[Begin]
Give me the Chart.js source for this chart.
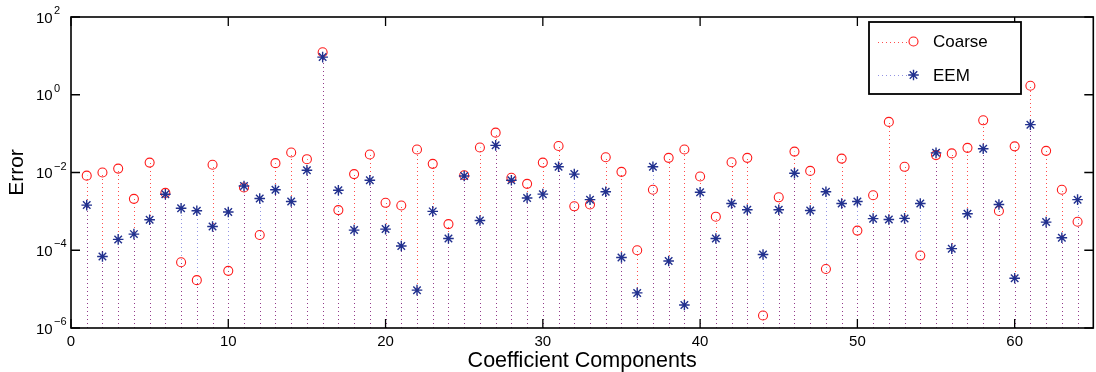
<!DOCTYPE html>
<html>
<head>
<meta charset="utf-8">
<title>Coefficient error</title>
<script src="https://cdn.jsdelivr.net/npm/chart.js@4.4.1/dist/chart.umd.min.js"></script>
<style>
  html, body { margin: 0; padding: 0; background: #fff; overflow: hidden; }
  #wrap { position: relative; width: 1100px; height: 372px; }
</style>
</head>
<body>
<div id="wrap"><canvas id="chart"></canvas></div>
<script>
// Component index (x) and per-component error for each method
const components = [1, 2, 3, 4, 5, 6, 7, 8, 9, 10, 11, 12, 13, 14, 15, 16,
  17, 18, 19, 20, 21, 22, 23, 24, 25, 26, 27, 28, 29, 30, 31, 32,
  33, 34, 35, 36, 37, 38, 39, 40, 41, 42, 43, 44, 45, 46, 47, 48,
  49, 50, 51, 52, 53, 54, 55, 56, 57, 58, 59, 60, 61, 62, 63, 64];

const coarseError = [
  8.3e-3, 1.0e-2, 1.26e-2, 2.1e-3, 1.8e-2, 3.0e-3, 4.9e-5, 1.7e-5, 1.58e-2, 2.95e-5,
  4.1e-3, 2.47e-4, 1.74e-2, 3.27e-2, 2.2e-2, 12.4, 1.08e-3, 9.1e-3, 2.9e-2, 1.66e-3,
  1.42e-3, 3.9e-2, 1.67e-2, 4.7e-4, 8.5e-3, 4.4e-2, 0.106, 7.3e-3, 5.1e-3, 1.8e-2,
  4.8e-2, 1.35e-3, 1.5e-3, 2.46e-2, 1.04e-2, 1.0e-4, 3.6e-3, 2.38e-2, 3.9e-2, 7.9e-3,
  7.3e-4, 1.83e-2, 2.38e-2, 2.1e-6, 2.3e-3, 3.45e-2, 1.1e-2, 3.3e-5, 2.28e-2, 3.2e-4,
  2.6e-3, 0.2, 1.4e-2, 7.3e-5, 2.8e-2, 3.1e-2, 4.3e-2, 0.22, 1.02e-3, 4.7e-2,
  1.7, 3.6e-2, 3.6e-3, 5.4e-4
];

const eemError = [
  1.45e-3, 6.9e-5, 1.9e-4, 2.6e-4, 6.1e-4, 2.75e-3, 1.2e-3, 1.04e-3, 4.1e-4, 9.6e-4,
  4.5e-3, 2.15e-3, 3.6e-3, 1.8e-3, 1.14e-2, 9.3, 3.5e-3, 3.3e-4, 6.3e-3, 3.5e-4,
  1.29e-4, 9.4e-6, 1.0e-3, 2.0e-4, 8.1e-3, 5.8e-4, 5.0e-2, 6.3e-3, 2.2e-3, 2.77e-3,
  1.4e-2, 9.1e-3, 2.0e-3, 3.2e-3, 6.5e-5, 8e-6, 1.4e-2, 5.3e-5, 3.9e-6, 3.1e-3,
  2.0e-4, 1.6e-3, 1.1e-3, 7.8e-5, 1.1e-3, 9.6e-3, 1.05e-3, 3.2e-3, 1.6e-3, 1.8e-3,
  6.5e-4, 6.2e-4, 6.6e-4, 1.6e-3, 3.2e-2, 1.1e-4, 8.7e-4, 4.1e-2, 1.5e-3, 1.9e-5,
  0.17, 5.3e-4, 2.1e-4, 2.0e-3
];

const xTickValues = [0, 10, 20, 30, 40, 50, 60];
const yTickExponents = [2, 0, -2, -4, -6];

const FONT = '"Liberation Sans", Arial, Helvetica, sans-serif';
const RED = '#ff1a1a';
const NAVY = '#22318f';
const RED_STEM = 'rgba(255, 0, 0, 0.7)';
const NAVY_STEM = 'rgba(40, 40, 200, 0.5)';

function toPoints(values) {
  return components.map((c, i) => ({ x: c, y: values[i] }));
}

// Draws an 8-armed asterisk marker
function drawAsterisk(ctx, x, y, r) {
  const d = r * Math.SQRT1_2;
  ctx.beginPath();
  ctx.moveTo(x - r, y); ctx.lineTo(x + r, y);
  ctx.moveTo(x, y - r); ctx.lineTo(x, y + r);
  ctx.moveTo(x - d, y - d); ctx.lineTo(x + d, y + d);
  ctx.moveTo(x - d, y + d); ctx.lineTo(x + d, y - d);
  ctx.stroke();
}

// Dotted stems from the bottom of the axes up to each marker
const stemPlugin = {
  id: 'stems',
  beforeDatasetsDraw(chart) {
    const { ctx, chartArea, scales } = chart;
    ctx.save();
    ctx.beginPath();
    ctx.rect(chartArea.left, chartArea.top, chartArea.right - chartArea.left, chartArea.bottom - chartArea.top);
    ctx.clip();
    ctx.lineWidth = 1;
    ctx.setLineDash([1, 3]);
    chart.data.datasets.forEach(ds => {
      ctx.strokeStyle = ds.stemColor;
      ds.data.forEach(p => {
        const px = Math.round(scales.x.getPixelForValue(p.x)) + 0.5;
        const py = scales.y.getPixelForValue(p.y);
        ctx.beginPath();
        ctx.moveTo(px, chartArea.bottom);
        ctx.lineTo(px, py);
        ctx.stroke();
      });
    });
    ctx.restore();
  }
};

// Axes box, inward tick marks and superscripted log tick labels
const framePlugin = {
  id: 'frame',
  afterDatasetsDraw(chart) {
    const { ctx, chartArea, scales } = chart;
    const { left, right, top, bottom } = chartArea;
    const tl = 9;
    ctx.save();
    ctx.strokeStyle = '#000';
    ctx.lineWidth = 1.6;
    ctx.strokeRect(left, top, right - left, bottom - top);
    ctx.lineWidth = 1.3;
    ctx.beginPath();
    xTickValues.forEach(v => {
      const x = scales.x.getPixelForValue(v);
      ctx.moveTo(x, bottom); ctx.lineTo(x, bottom - tl);
      ctx.moveTo(x, top); ctx.lineTo(x, top + tl);
    });
    yTickExponents.forEach(e => {
      const y = scales.y.getPixelForValue(Math.pow(10, e));
      ctx.moveTo(left, y); ctx.lineTo(left + tl, y);
      ctx.moveTo(right, y); ctx.lineTo(right - tl, y);
    });
    ctx.stroke();

    ctx.fillStyle = '#000';
    ctx.textAlign = 'left';
    ctx.textBaseline = 'alphabetic';
    yTickExponents.forEach(e => {
      const y = scales.y.getPixelForValue(Math.pow(10, e));
      ctx.font = '15px ' + FONT;
      ctx.fillText('10', 36, y + 5.5);
      ctx.font = '11px ' + FONT;
      ctx.fillText(String(e).replace('-', '\u2212'), 54, y - 3);
    });
    ctx.restore();
  }
};

// Boxed legend with a dotted line sample and the marker of each series
const legendPlugin = {
  id: 'stemLegend',
  afterDraw(chart) {
    const { ctx } = chart;
    const bx = 869, by = 22, bw = 152, bh = 72;
    ctx.save();
    ctx.fillStyle = '#fff';
    ctx.fillRect(bx, by, bw, bh);
    ctx.strokeStyle = '#000';
    ctx.lineWidth = 1.8;
    ctx.strokeRect(bx, by, bw, bh);
    const rows = [41.5, 75];
    chart.data.datasets.forEach((ds, i) => {
      const y = rows[i];
      ctx.strokeStyle = ds.stemColor;
      ctx.lineWidth = 1;
      ctx.setLineDash([1, 3]);
      ctx.beginPath();
      ctx.moveTo(878, Math.round(y) + 0.5);
      ctx.lineTo(908, Math.round(y) + 0.5);
      ctx.stroke();
      ctx.setLineDash([]);
      ctx.strokeStyle = ds.borderColor;
      ctx.lineWidth = ds.borderWidth;
      if (ds.pointStyle === 'circle') {
        ctx.beginPath();
        ctx.arc(913.5, y, ds.pointRadius, 0, Math.PI * 2);
        ctx.stroke();
      } else {
        drawAsterisk(ctx, 913.5, y, ds.pointRadius);
      }
      ctx.fillStyle = '#000';
      ctx.font = '17px ' + FONT;
      ctx.textAlign = 'left';
      ctx.textBaseline = 'middle';
      ctx.fillText(ds.label, 933, y + 1);
    });
    ctx.restore();
  }
};

new Chart(document.getElementById('chart'), {
  type: 'scatter',
  data: {
    datasets: [
      {
        label: 'Coarse',
        data: toPoints(coarseError),
        pointStyle: 'circle',
        pointRadius: 4.5,
        borderColor: RED,
        backgroundColor: 'rgba(0,0,0,0)',
        borderWidth: 1.1,
        stemColor: RED_STEM,
        showLine: false,
        order: 1
      },
      {
        label: 'EEM',
        data: toPoints(eemError),
        pointStyle: 'star',
        pointRadius: 5.3,
        borderColor: NAVY,
        backgroundColor: NAVY,
        borderWidth: 1.4,
        stemColor: NAVY_STEM,
        showLine: false,
        order: 0
      }
    ]
  },
  options: {
    responsive: true,
    maintainAspectRatio: false,
    animation: false,
    events: [],
    layout: { padding: { left: 0, right: 1, top: 17, bottom: 0 } },
    plugins: {
      legend: { display: false },
      tooltip: { enabled: false }
    },
    scales: {
      x: {
        type: 'linear',
        min: 0,
        max: 65,
        afterBuildTicks(scale) { scale.ticks = xTickValues.map(v => ({ value: v })); },
        afterFit(scale) { scale.height = 44; },
        grid: { display: false, drawTicks: false },
        border: { display: false },
        ticks: { color: '#000', font: { family: FONT, size: 15 }, padding: 5, maxRotation: 0 },
        title: {
          display: true,
          text: 'Coefficient Components',
          color: '#000',
          font: { family: FONT, size: 21.5 },
          padding: { top: 0, bottom: -2 }
        }
      },
      y: {
        type: 'logarithmic',
        min: 1e-6,
        max: 1e2,
        afterBuildTicks(scale) { scale.ticks = yTickExponents.map(e => ({ value: Math.pow(10, e) })); },
        afterFit(scale) { scale.width = 71; },
        grid: { display: false, drawTicks: false },
        border: { display: false },
        ticks: { display: false },
        title: {
          display: true,
          text: 'Error',
          color: '#000',
          font: { family: FONT, size: 21 },
          padding: { top: 5, bottom: 0 }
        }
      }
    }
  },
  plugins: [stemPlugin, framePlugin, legendPlugin]
});
</script>
</body>
</html>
[End]
Set exercise:
Only the lines from the top of the data through the line with "62, 63, 64];" should be quoted, exactly and with both ends kept; skip the pictures.

Answer to the task:
Give me the Chart.js source for this chart.
<!DOCTYPE html>
<html>
<head>
<meta charset="utf-8">
<title>Coefficient error</title>
<script src="https://cdn.jsdelivr.net/npm/chart.js@4.4.1/dist/chart.umd.min.js"></script>
<style>
  html, body { margin: 0; padding: 0; background: #fff; overflow: hidden; }
  #wrap { position: relative; width: 1100px; height: 372px; }
</style>
</head>
<body>
<div id="wrap"><canvas id="chart"></canvas></div>
<script>
// Component index (x) and per-component error for each method
const components = [1, 2, 3, 4, 5, 6, 7, 8, 9, 10, 11, 12, 13, 14, 15, 16,
  17, 18, 19, 20, 21, 22, 23, 24, 25, 26, 27, 28, 29, 30, 31, 32,
  33, 34, 35, 36, 37, 38, 39, 40, 41, 42, 43, 44, 45, 46, 47, 48,
  49, 50, 51, 52, 53, 54, 55, 56, 57, 58, 59, 60, 61, 62, 63, 64];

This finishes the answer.